Tuesday, January 5, 2010

book 1: olive kitteridge

This is my first book for my January What I'm Reading blog posts; at least I'm starting with something fresh and recent. I just finished reading Olive Kitteridge by Elizabeth Strout last night before I went to sleep.

Sometimes I read something that's so simple that I wonder why I didn't think of it first. Olive Kitteridge (Pulitzer Prize winner for fiction in 2009)is a novel in 13 short stories. Olive is the central character and appears in each story, but often in a peripheral way, or just in a few lines. She's a New England native, and seemed as familiar to me as my own hands: a raw mass of sensitivities, stubbornness and insight. The stories within a story are the perfect structure for the way we come to know her - circling around the edges, getting flashes of illumination. The simplicity is deceptive, of course - it takes tremendous skill to exercise such a light yet intimate touch, to create a vivid portrait by filling in the background. Strout makes this look so clean and effortless, as if she's just dipped an oar into the river of story and come up with a town, fully formed.

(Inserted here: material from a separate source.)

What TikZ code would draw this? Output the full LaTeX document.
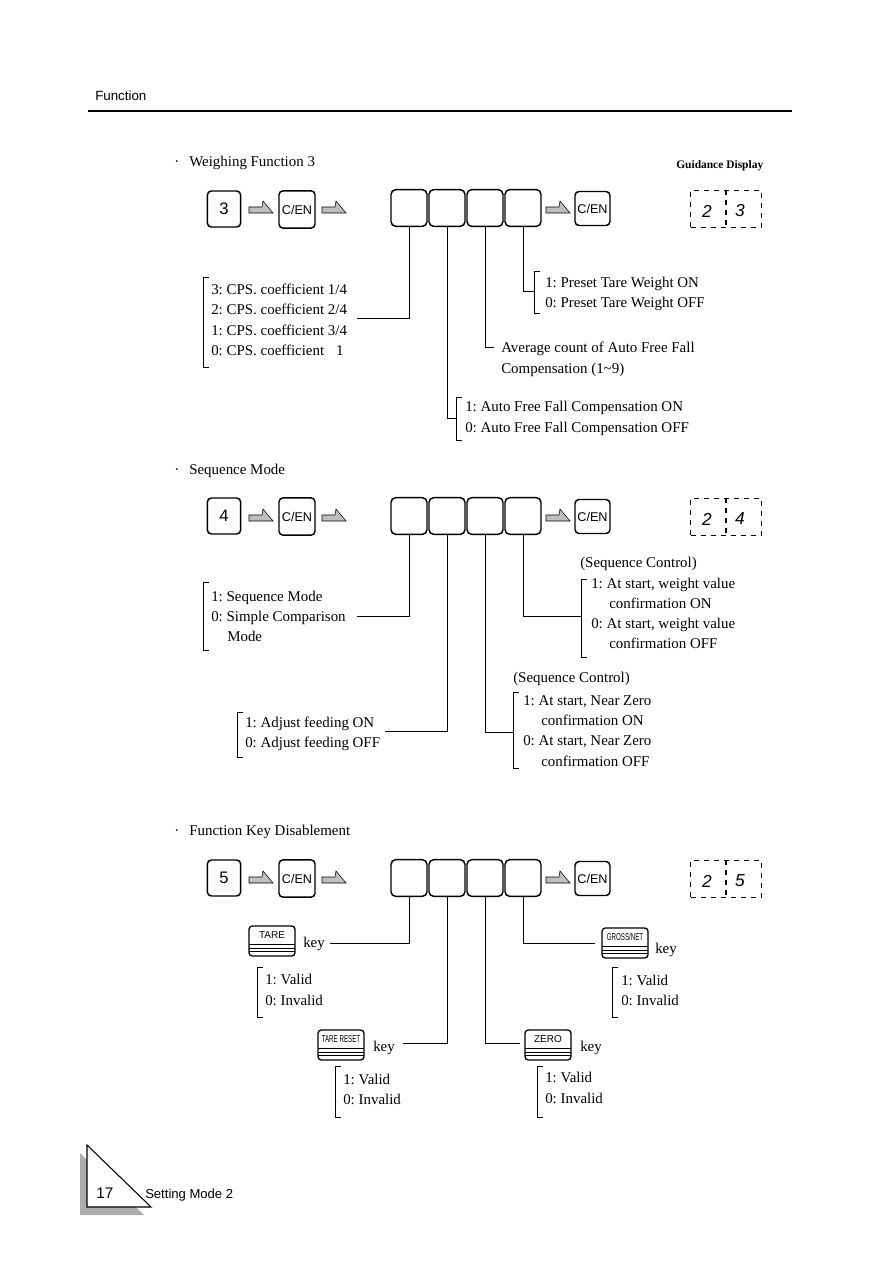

Olive Kitteridge is often dark, but there's no sense of oppressive heaviness here, and an extended metaphor of growth and gardening lends a sense of hope and trying again to the stories. I loved it.

1 comment:

Brenda said...

Ooo, I am going to love your blog posts this month (though I always love your posts)! Sounds wonderful - I'm been so far out of the literary mainstream that I haven't heard of this author before. Must find her book!